§ PROVIDED DATA:
_____

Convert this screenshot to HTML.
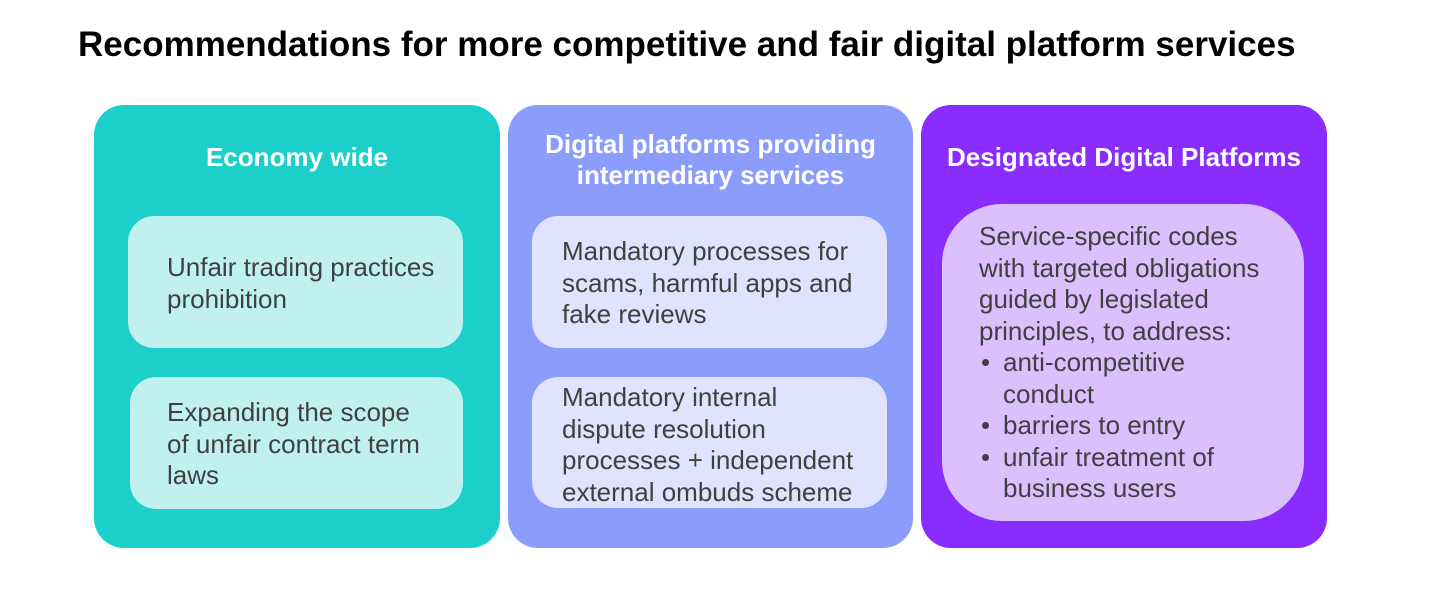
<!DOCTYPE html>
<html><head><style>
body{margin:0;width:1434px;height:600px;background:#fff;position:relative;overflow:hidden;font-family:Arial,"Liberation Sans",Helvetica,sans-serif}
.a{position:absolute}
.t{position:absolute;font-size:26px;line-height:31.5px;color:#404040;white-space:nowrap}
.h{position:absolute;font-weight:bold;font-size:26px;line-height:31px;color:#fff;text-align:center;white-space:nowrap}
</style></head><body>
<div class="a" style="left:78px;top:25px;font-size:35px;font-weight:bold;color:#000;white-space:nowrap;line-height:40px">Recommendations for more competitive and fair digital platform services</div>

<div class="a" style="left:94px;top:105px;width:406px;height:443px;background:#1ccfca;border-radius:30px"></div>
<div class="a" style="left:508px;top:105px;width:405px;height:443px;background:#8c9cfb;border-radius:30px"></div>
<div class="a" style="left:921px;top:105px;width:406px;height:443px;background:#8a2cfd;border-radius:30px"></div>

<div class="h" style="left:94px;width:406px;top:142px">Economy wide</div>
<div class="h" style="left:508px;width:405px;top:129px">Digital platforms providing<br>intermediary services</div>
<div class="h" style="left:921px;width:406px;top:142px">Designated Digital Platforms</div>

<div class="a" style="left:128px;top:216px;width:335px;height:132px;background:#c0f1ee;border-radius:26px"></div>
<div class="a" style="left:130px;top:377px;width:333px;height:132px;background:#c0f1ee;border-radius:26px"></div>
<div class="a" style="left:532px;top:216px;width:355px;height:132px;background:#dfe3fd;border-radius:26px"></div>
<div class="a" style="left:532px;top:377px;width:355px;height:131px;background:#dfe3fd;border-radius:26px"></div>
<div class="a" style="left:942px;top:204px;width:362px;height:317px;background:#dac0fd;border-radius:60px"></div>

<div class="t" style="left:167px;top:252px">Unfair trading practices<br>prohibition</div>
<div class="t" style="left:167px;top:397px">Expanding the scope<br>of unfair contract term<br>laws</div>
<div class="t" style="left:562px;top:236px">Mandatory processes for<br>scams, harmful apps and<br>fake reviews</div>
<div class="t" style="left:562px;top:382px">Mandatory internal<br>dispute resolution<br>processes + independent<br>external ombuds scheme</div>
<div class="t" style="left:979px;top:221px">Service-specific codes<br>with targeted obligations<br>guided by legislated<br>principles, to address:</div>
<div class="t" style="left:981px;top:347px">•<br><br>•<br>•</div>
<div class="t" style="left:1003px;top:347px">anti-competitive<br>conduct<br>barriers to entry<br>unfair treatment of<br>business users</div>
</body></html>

_____

§ WORK TO DO: Leave the pictures out and reproduce exactly the lines from the top of the listing above through the line with "digital platform services</div>".

§ EXPECTED ANSWER:
Convert this screenshot to HTML.
<!DOCTYPE html>
<html><head><style>
body{margin:0;width:1434px;height:600px;background:#fff;position:relative;overflow:hidden;font-family:Arial,"Liberation Sans",Helvetica,sans-serif}
.a{position:absolute}
.t{position:absolute;font-size:26px;line-height:31.5px;color:#404040;white-space:nowrap}
.h{position:absolute;font-weight:bold;font-size:26px;line-height:31px;color:#fff;text-align:center;white-space:nowrap}
</style></head><body>
<div class="a" style="left:78px;top:25px;font-size:35px;font-weight:bold;color:#000;white-space:nowrap;line-height:40px">Recommendations for more competitive and fair digital platform services</div>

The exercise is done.